WINNEBAGO - Winnebago City Council put off decisions on two topics Tuesday night: adopting street assessments for Main Street and First Avenue S.E., and finding a temporary replacement for departing City Administrator Austin Bleess.
Bleess advised the council to hire an interim administrator and presented biographies for two candidates: Jim Brimeyer and Dale Powers. Both have experience and are on a list of available interim candidates provided by the League of Minnesota Cities.
Four candidates have applied for the permanent position of city administrator, Bleess noted.
But the council was leery of making a move Tuesday.
"I don't want to rush into anything," said Councilman Scott Robertson. "It's a huge job."
The council could consider hiring a full-time administrator or sharing one with other towns, Robertson added.
"There are things that would work," he said. "We need to look into it."
Mayor Randy Nowak said he has received calls from citizens.
"They want the council to slow down," he said.
Nowak suggested putting a committee together with members of the community to interview candidates.
"That way, it's a group effort," Nowak said. "If it takes two months to get a city administrator, so be it."
Councilman Rick Johnson recalled that a personnel committee and the council chose Bleess - "Made a good decision," he said - but the time prior the decision was made by a large committee "and that didn't go so well," he said.
In the end, the council decided to revisit the topic of an interim city administrator in a special session at 7 p.m. Oct. 18.
Also at that meeting, they will discuss the street assessments, which they did not adopt Tuesday, due to a question raised by a citizen.
A number of people attended the assessment hearing, but only Judy Ness spoke at length regarding the assessment to a vacant lot she owns west of the school gymnasium. The only thing sitting on the lot is a garage, which she allows the Winnebago Area Musical Players to use to store props for productions.
Ness said the property was assessed at $6,100 and that is more than the value of the property, which she said the city had valued around $2,200.

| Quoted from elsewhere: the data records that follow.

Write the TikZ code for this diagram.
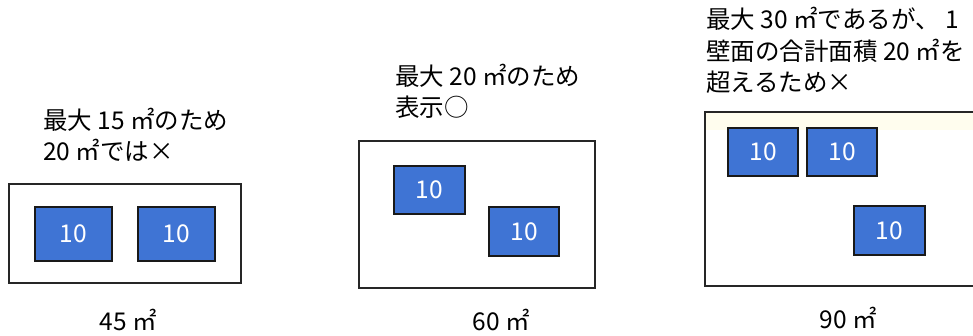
\documentclass[tikz,border=0pt]{standalone}
\usepackage{fontspec}
\setmainfont{Noto Sans CJK JP}
\newfontfamily\jp{Noto Sans CJK JP}
\definecolor{tileblue}{HTML}{3F74D4}
\definecolor{stripyellow}{HTML}{FFFDEE}
\begin{document}
\begin{tikzpicture}[x=1pt,y=-1pt,
  wall/.style={draw=black!85,line width=1.2pt},
  tile/.style={draw=black!90,line width=1.2pt,fill=tileblue,text=white,font=\jp\fontsize{24.5}{28}\selectfont,inner sep=0pt},
  note/.style={anchor=base west,align=left,inner sep=0pt,font=\jp\fontsize{24.5}{31.5}\selectfont},
  area/.style={anchor=base,inner sep=0pt,font=\jp\fontsize{24.5}{28}\selectfont}]
\useasboundingbox (0,0) rectangle (973,336);
% panel 1
\node[note] (n1) at (43,161) {最大 15 ㎡のため\\20 ㎡では×};
\draw[wall] (9,184) rectangle (241,283);
\node[tile,minimum width=77pt,minimum height=54pt] (t11) at (73.5,234) {10};
\node[tile,minimum width=77pt,minimum height=54pt] (t12) at (176.5,234) {10};
\node[area] (a1) at (128,330) {45 ㎡};
% panel 2
\node[note] (n2) at (395,117) {最大 20 ㎡のため\\表示○};
\draw[wall] (359,141) rectangle (595,288);
\node[tile,minimum width=71pt,minimum height=48pt] (t21) at (429.5,190) {10};
\node[tile,minimum width=70pt,minimum height=49pt] (t22) at (524,231.5) {10};
\node[area] (a2) at (501,330) {60 ㎡};
% panel 3
\node[note] (n3) at (706,92) {最大 30 ㎡であるが、 1\\壁面の合計面積 20 ㎡を\\超えるため×};
\fill[stripyellow] (706,113) rectangle (973,130);
\draw[wall] (980,112) -- (705,112) -- (705,286) -- (980,286);
\node[tile,minimum width=70pt,minimum height=48pt] (t31) at (763,152) {10};
\node[tile,minimum width=70pt,minimum height=48pt] (t32) at (842,152) {10};
\node[tile,minimum width=71pt,minimum height=49pt] (t33) at (889.5,230.5) {10};
\node[area] (a3) at (848,328) {90 ㎡};
\end{tikzpicture}
\end{document}
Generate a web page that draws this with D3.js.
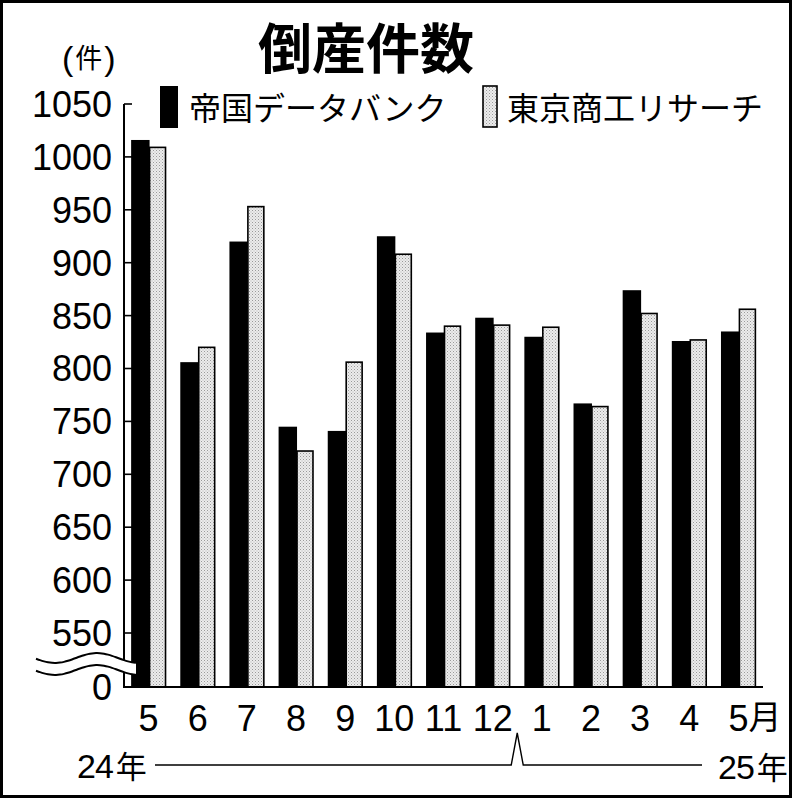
<!DOCTYPE html>
<html lang="ja">
<head>
<meta charset="UTF-8">
<title>倒産件数</title>
<script src="https://d3js.org/d3.v7.min.js"></script>
<style>
  body { margin: 0; background: #fff; }
  svg text { font-family: "Liberation Sans", Arial, "Noto Sans CJK JP", sans-serif; fill: #000; }
  .jp { font-family: "Noto Sans CJK JP", sans-serif; }
</style>
</head>
<body>
<svg width="793" height="800"></svg>
<script>
  // months on the x axis (May 2024 .. May 2025)
  const months = ["5", "6", "7", "8", "9", "10", "11", "12", "1", "2", "3", "4", "5"];
  // 帝国データバンク
  const tdb = [1016, 806, 920, 745, 741, 925, 834, 848, 830, 767, 874, 826, 835];
  // 東京商工リサーチ
  const tsr = [1009, 820, 953, 722, 806, 908, 840, 841, 839, 764, 852, 827, 856];
  const yTicks = [550, 600, 650, 700, 750, 800, 850, 900, 950, 1000, 1050];
  const seriesNames = ["帝国データバンク", "東京商工リサーチ"];

  const svg = d3.select("svg");
  const baseY = 687, axisX = 124, rightX = 763;

  // dotted light grey fill
  const pat = svg.append("defs").append("pattern")
    .attr("id", "dots").attr("width", 3).attr("height", 3)
    .attr("patternUnits", "userSpaceOnUse");
  pat.append("rect").attr("width", 3).attr("height", 3).attr("fill", "#ececec");
  pat.append("rect").attr("width", 1).attr("height", 1).attr("fill", "#9a9a9a");
  pat.append("rect").attr("x", 1.5).attr("y", 1.5).attr("width", 1).attr("height", 1).attr("fill", "#b5b5b5");

  // outer frame
  svg.append("rect").attr("x", 1.5).attr("y", 1.5).attr("width", 789).attr("height", 795)
    .attr("fill", "none").attr("stroke", "#000").attr("stroke-width", 3);

  const x0 = d3.scaleBand().domain(d3.range(months.length)).range([axisX, rightX])
    .paddingInner(0.29).paddingOuter(0.145);
  const x1 = d3.scaleBand().domain([0, 1]).range([0, x0.bandwidth()]);
  // broken axis: 550..1050 shown, bars start at 0 (baseline)
  const y = d3.scaleLinear().domain([550, 1050]).range([633, 104]);

  // bars
  const g = svg.append("g");
  months.forEach((m, i) => {
    g.append("rect")
      .attr("x", x0(i)).attr("y", y(tdb[i]))
      .attr("width", x1.bandwidth() + 1).attr("height", baseY - y(tdb[i]))
      .attr("fill", "#000");
    g.append("rect")
      .attr("x", x0(i) + x1(1) + 1).attr("y", y(tsr[i]))
      .attr("width", x1.bandwidth() - 1.5).attr("height", baseY - y(tsr[i]))
      .attr("fill", "url(#dots)").attr("stroke", "#000").attr("stroke-width", 1.6);
  });

  // y axis line, ticks, baseline
  svg.append("line").attr("x1", axisX).attr("x2", axisX).attr("y1", y(1050)).attr("y2", baseY + 1)
    .attr("stroke", "#000").attr("stroke-width", 2);
  svg.append("line").attr("x1", axisX - 1).attr("x2", rightX).attr("y1", baseY).attr("y2", baseY)
    .attr("stroke", "#000").attr("stroke-width", 2);
  svg.append("g").selectAll("line").data(yTicks).join("line")
    .attr("x1", axisX).attr("x2", axisX + 8)
    .attr("y1", d => y(d)).attr("y2", d => y(d))
    .attr("stroke", "#000").attr("stroke-width", 1.6);
  svg.append("g").selectAll("text").data(yTicks).join("text")
    .attr("x", 112).attr("y", d => y(d)).attr("dy", "0.36em")
    .attr("text-anchor", "end").style("font-size", "36px")
    .text(d => d);
  svg.append("text").attr("x", 112).attr("y", baseY).attr("dy", "0.36em")
    .attr("text-anchor", "end").style("font-size", "36px").text("0");

  // axis break (two waves with white gap)
  const wavePts = (off) => d3.range(36, 137, 4)
    .map(xx => [xx, 658 + off - 5 * Math.sin(2 * Math.PI * (xx - 76) / 84)]);
  const waveTop = wavePts(0), waveBot = wavePts(12);
  svg.append("path")
    .attr("d", d3.line()(waveTop.concat(waveBot.slice().reverse())) + "Z")
    .attr("fill", "#fff").attr("stroke", "none");
  [waveTop, waveBot].forEach(p => svg.append("path")
    .attr("d", d3.line().curve(d3.curveBasis)(p))
    .attr("fill", "none").attr("stroke", "#000").attr("stroke-width", 2));

  // month labels
  svg.append("g").selectAll("text").data(months).join("text")
    .attr("x", (d, i) => x0(i) + x0.bandwidth() / 2).attr("y", 731)
    .attr("text-anchor", "middle").style("font-size", "36px")
    .text(d => d);
  const lastX = x0(months.length - 1) + x0.bandwidth() / 2;
  svg.append("text").attr("class", "jp").attr("x", lastX + 10).attr("y", 729)
    .style("font-size", "33px").text("月");

  // year line with tick between 12 and 1
  const midX = (x0(7) + x0(8) + x0.bandwidth()) / 2;
  svg.append("path")
    .attr("d", `M155,765 L${midX - 6},765 L${midX},733 L${midX + 6},765 L702,765`)
    .attr("fill", "none").attr("stroke", "#000").attr("stroke-width", 1.4);
  svg.append("text").attr("x", 77).attr("y", 778).style("font-size", "34px")
    .style("letter-spacing", "-1px").text("24")
    .append("tspan").attr("class", "jp").attr("dx", 3).style("font-size", "31px").text("年");
  svg.append("text").attr("x", 718).attr("y", 779).style("font-size", "34px")
    .style("letter-spacing", "-1px").text("25")
    .append("tspan").attr("class", "jp").attr("dx", 3).style("font-size", "31px").text("年");

  // title and unit
  svg.append("text").attr("class", "jp").attr("x", 366).attr("y", 69)
    .attr("text-anchor", "middle").style("font-size", "54px").style("font-weight", "bold")
    .text("倒産件数");
  const unit = svg.append("text").attr("x", 62).attr("y", 70).style("font-size", "34px");
  unit.append("tspan").text("(");
  unit.append("tspan").attr("class", "jp").attr("dx", 2).attr("dy", -2).style("font-size", "27px").text("件");
  unit.append("tspan").attr("dx", 2).attr("dy", 2).text(")");

  // legend
  const legend = svg.append("g");
  legend.append("rect").attr("x", 160).attr("y", 86).attr("width", 18).attr("height", 42).attr("fill", "#000");
  legend.append("text").attr("class", "jp").attr("x", 189).attr("y", 120)
    .style("font-size", "32px").text(seriesNames[0]);
  legend.append("rect").attr("x", 483).attr("y", 86).attr("width", 14).attr("height", 41)
    .attr("fill", "url(#dots)").attr("stroke", "#000").attr("stroke-width", 1.6);
  legend.append("text").attr("class", "jp").attr("x", 507).attr("y", 120)
    .style("font-size", "32px").text(seriesNames[1]);
</script>
</body>
</html>
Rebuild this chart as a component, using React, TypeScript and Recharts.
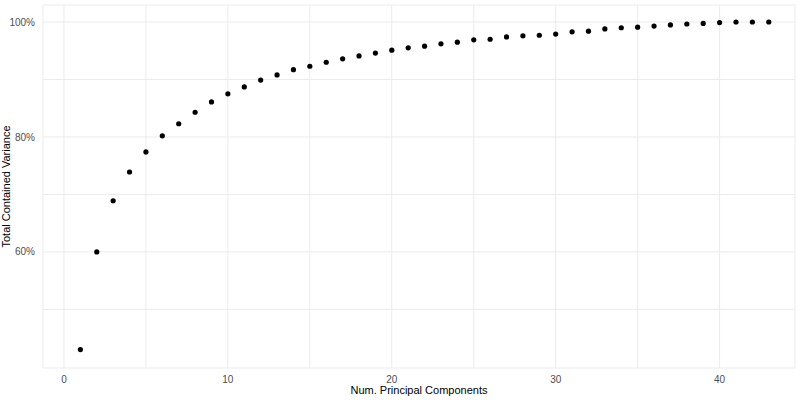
import React from "react";
import { ScatterChart, Scatter, XAxis, YAxis, CartesianGrid, Label } from "recharts";

const components = Array.from({ length: 43 }, (_, i) => i + 1);
const variance = [
  43.0, 60.0, 68.9, 73.9, 77.4, 80.2, 82.3, 84.3, 86.1, 87.5,
  88.7, 89.9, 90.8, 91.7, 92.3, 93.0, 93.6, 94.1, 94.6, 95.1,
  95.5, 95.8, 96.2, 96.5, 96.9, 97.0, 97.4, 97.6, 97.7, 97.9,
  98.3, 98.4, 98.8, 99.0, 99.1, 99.3, 99.5, 99.65, 99.75, 99.9,
  100.0, 100.0, 100.0,
];
const xTicks = [0, 5, 10, 15, 20, 25, 30, 35, 40];
const yTicks = [50, 60, 70, 80, 90, 100];

const data = components.map((c, i) => ({ x: c, y: variance[i] }));

const font = "Liberation Sans, DejaVu Sans, sans-serif";

export default function App() {
  return (
    <div style={{ position: "absolute", left: 0, top: 0, width: 800, height: 400, background: "#fff", fontFamily: font }}>
      <ScatterChart width={800} height={400} margin={{ top: 5, right: 5, bottom: 0, left: 0 }}>
        <CartesianGrid stroke="#ebebeb" strokeWidth={1} />
        <XAxis
          type="number"
          dataKey="x"
          domain={[-1.28, 44.6]}
          ticks={xTicks}
          tickFormatter={(v) => (v % 10 === 0 ? String(v) : "")}
          axisLine={false}
          tickLine={false}
          height={32}
          tick={{ fontSize: 10, fill: "#4d4d4d", fontFamily: font }}
        >
          <Label value="Num. Principal Components" position="insideBottom" offset={6} style={{ fontSize: 11, fill: "#000", fontFamily: font }} />
        </XAxis>
        <YAxis
          type="number"
          dataKey="y"
          domain={[39.8, 102.96]}
          ticks={yTicks}
          tickFormatter={(v) => (v % 20 === 0 ? `${v}%` : "")}
          axisLine={false}
          tickLine={false}
          width={43}
          tick={{ fontSize: 10, fill: "#4d4d4d", fontFamily: font }}
        >
          <Label value="Total Contained Variance" angle={-90} position="insideLeft" offset={6} style={{ fontSize: 11, fill: "#000", fontFamily: font, textAnchor: "middle" }} />
        </YAxis>
        <Scatter data={data} fill="#000" isAnimationActive={false} shape={(p: any) => <circle cx={p.cx} cy={p.cy} r={2.6} fill="#000" />} />
      </ScatterChart>
    </div>
  );
}
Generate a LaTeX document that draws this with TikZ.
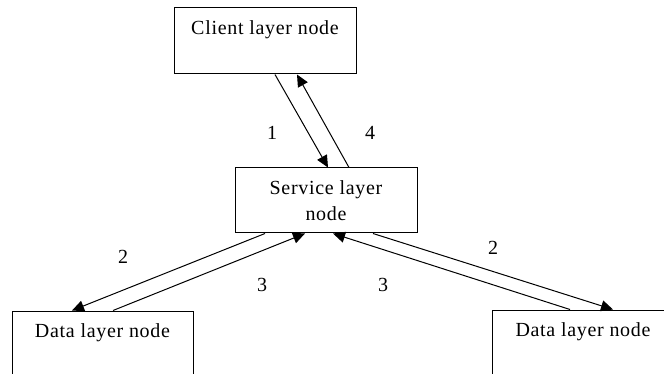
\documentclass[tikz,border=0pt]{standalone}
\usepackage{fontspec}
\setmainfont{Liberation Serif}
\newfontfamily\boxfont[LetterSpace=3.5]{Liberation Serif}
\usepackage{tikz}
\usetikzlibrary{arrows.meta,positioning}
\tikzstyle{layerbox} = [draw=black, line width=1pt, rectangle, inner sep=0,
    minimum width=182pt, minimum height=66pt]
\tikzstyle{boxtitle} = [inner sep=0, font=\boxfont\fontsize{20}{26}\selectfont, align=center]
\tikzstyle{flow} = [line width=1pt, -{Triangle[length=12pt,width=11pt]}]
\tikzstyle{steplabel} = [inner sep=0, font=\fontsize{20}{26}\selectfont]

\begin{document}
\begin{tikzpicture}[x=1pt, y=-1pt]
\useasboundingbox (0,0) rectangle (664,374);
\clip (0,0) rectangle (664,374);
% the four layer boxes
\node [layerbox] (client) at (265,41) {};
\node [layerbox, minimum height=65pt] (service) at (326,200.5) {};
\node [layerbox, minimum width=181pt] (dataleft) at (102.5,344) {};
\node [layerbox] (dataright) at (583,343) {};
\node[boxtitle, below=13pt] (clienttitle) at (client.north) {Client layer node};
\node[boxtitle, below=13pt] (servicetitle) at (service.north) {Service layer\\node};
\node[boxtitle, below=13pt] (lefttitle) at (dataleft.north) {Data layer node};
\node[boxtitle, below=13pt] (righttitle) at (dataright.north) {Data layer node};
% request and reply arrows
\draw[flow] ([xshift=10pt]client.south) -- ([xshift=2pt]service.north);
\draw[flow] ([xshift=23pt]service.north) -- ([xshift=32pt]client.south);
\draw[flow] ([xshift=-61pt]service.south) -- ([xshift=-30.5pt]dataleft.north);
\draw[flow] ([xshift=10.5pt]dataleft.north) -- ([xshift=-21pt]service.south);
\draw[flow] ([xshift=47pt]service.south) -- ([xshift=30pt]dataright.north);
\draw[flow] ([xshift=-13pt]dataright.north) -- ([xshift=7pt]service.south);
% step numbers
\node[steplabel] (stepone) at (272,133) {1};
\node[steplabel] (stepfour) at (370,133) {4};
\node[steplabel] (steptwoleft) at (123,257) {2};
\node[steplabel] (stepthreeleft) at (262,285) {3};
\node[steplabel] (steptworight) at (493,248) {2};
\node[steplabel] (stepthreeright) at (383,285) {3};
\end{tikzpicture}
\end{document}
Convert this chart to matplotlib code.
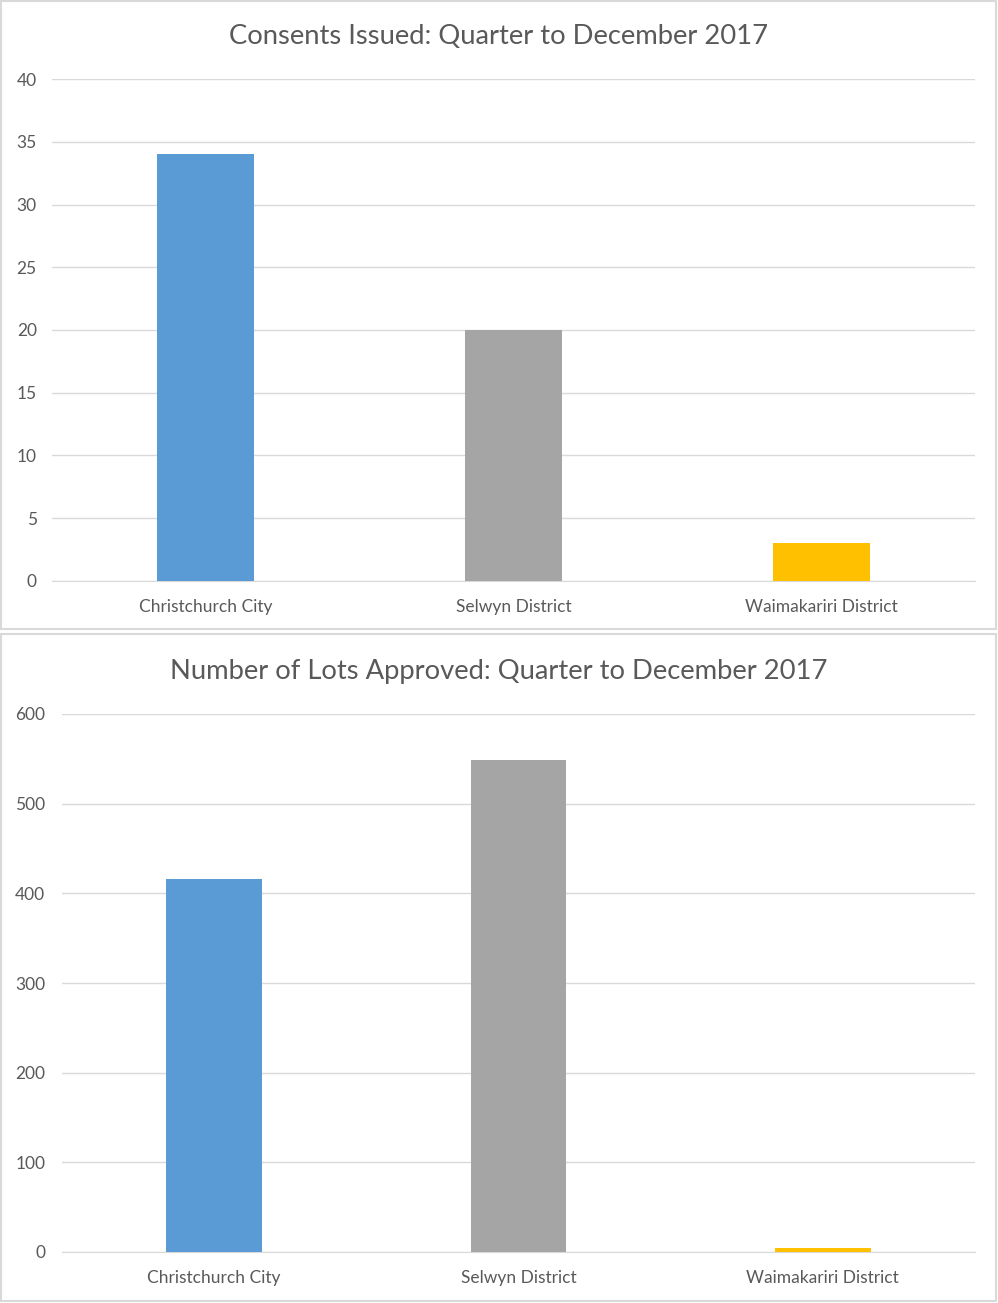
import matplotlib.pyplot as plt
from matplotlib.patches import Rectangle

plt.rcParams['font.family'] = ['Lato', 'DejaVu Sans']

districts = ['Christchurch City', 'Selwyn District', 'Waimakariri District']
consents = [34, 20, 3]
lots = [416, 549, 5]
colours = ['#5b9bd5', '#a5a5a5', '#ffc000']

W, H = 998, 1303
fig = plt.figure(figsize=(W / 100, H / 100), dpi=100)

# outer frames around each chart
for (x0, y0, x1, y1) in [(1, 1, 996, 629), (1, 634, 996, 1301)]:
    fig.add_artist(Rectangle((x0 / W, 1 - y1 / H), (x1 - x0) / W, (y1 - y0) / H,
                             transform=fig.transFigure, fill=False,
                             edgecolor='#d9d9d9', linewidth=1.5))


def draw(rect, values, ymax, step, title, title_y, ypad):
    left, top, right, bottom = rect
    ax = fig.add_axes([left / W, 1 - bottom / H, (right - left) / W, (bottom - top) / H])
    ax.bar(range(len(districts)), values, width=0.315, color=colours, zorder=3)
    ax.set_xlim(-0.5, 2.5)
    ax.set_ylim(0, ymax)
    ax.set_yticks(range(0, ymax + 1, step))
    ax.set_xticks(range(len(districts)))
    ax.set_xticklabels(districts)
    ax.grid(axis='y', color='#d9d9d9', linewidth=1, zorder=0)
    for s in ['top', 'right', 'left']:
        ax.spines[s].set_visible(False)
    ax.spines['bottom'].set_color('#d9d9d9')
    ax.tick_params(axis='both', length=0, labelsize=12.5, colors='#595959')
    ax.tick_params(axis='x', pad=13)
    ax.tick_params(axis='y', pad=ypad)
    fig.text(0.5, 1 - title_y / H, title, ha='center', va='center',
             fontsize=19.7, color='#595959')
    return ax


draw((52, 79, 975, 581), consents, 40, 5,
     'Consents Issued: Quarter to December 2017', 37, 11)
draw((62, 714, 975, 1252), lots, 600, 100,
     'Number of Lots Approved: Quarter to December 2017', 672, 12)

fig.savefig('out.png', dpi=100)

Minnesota law says its illegal to assess an amount against a property that is more than the value of the assessment, she said, adding the value of the property is unlikely to increase to $6,100.
Ness had no problem with the street portion of the assessments, but protested the water and sewer assessments, since they are not hooked up to anything and she has no plans to build on the property.
She had asked before construction that water and sewer not be installed, but the city overrode her request and had them put in, she said.
Ness asked the council to grant her an abatement on the hookups and defer the assessment until such a time as someone would want hookups. She pointed out Blue Earth has deferred similar assessments.
Johnson pointed out it could be a prime location for a business such as a parts store, since it is now on a 10-ton street.
"You're more optimistic than I am," Ness said. "It's not on [Highway] 169."
"Water and sewer being there increases the value of the property," Ziegler noted.
"It's based on the value today, not a future value," Ness pointed out.
City Attorney Doug Johanson wanted to find out the value of the property and Robertson wanted to look up the statute. City Engineer Wes Brown said it is up to the property owner to prove the property has not benefited from the construction and to go through the appeals process.
Robertson said an adjacent property owned by Robert Weerts is in the same situation.
The council discussed the matter, including ramifications of delaying the adoption of the resolution.
Bleess warned against delaying too long because to get it on the property tax statements for next year, the resolution must be adopted no later than November.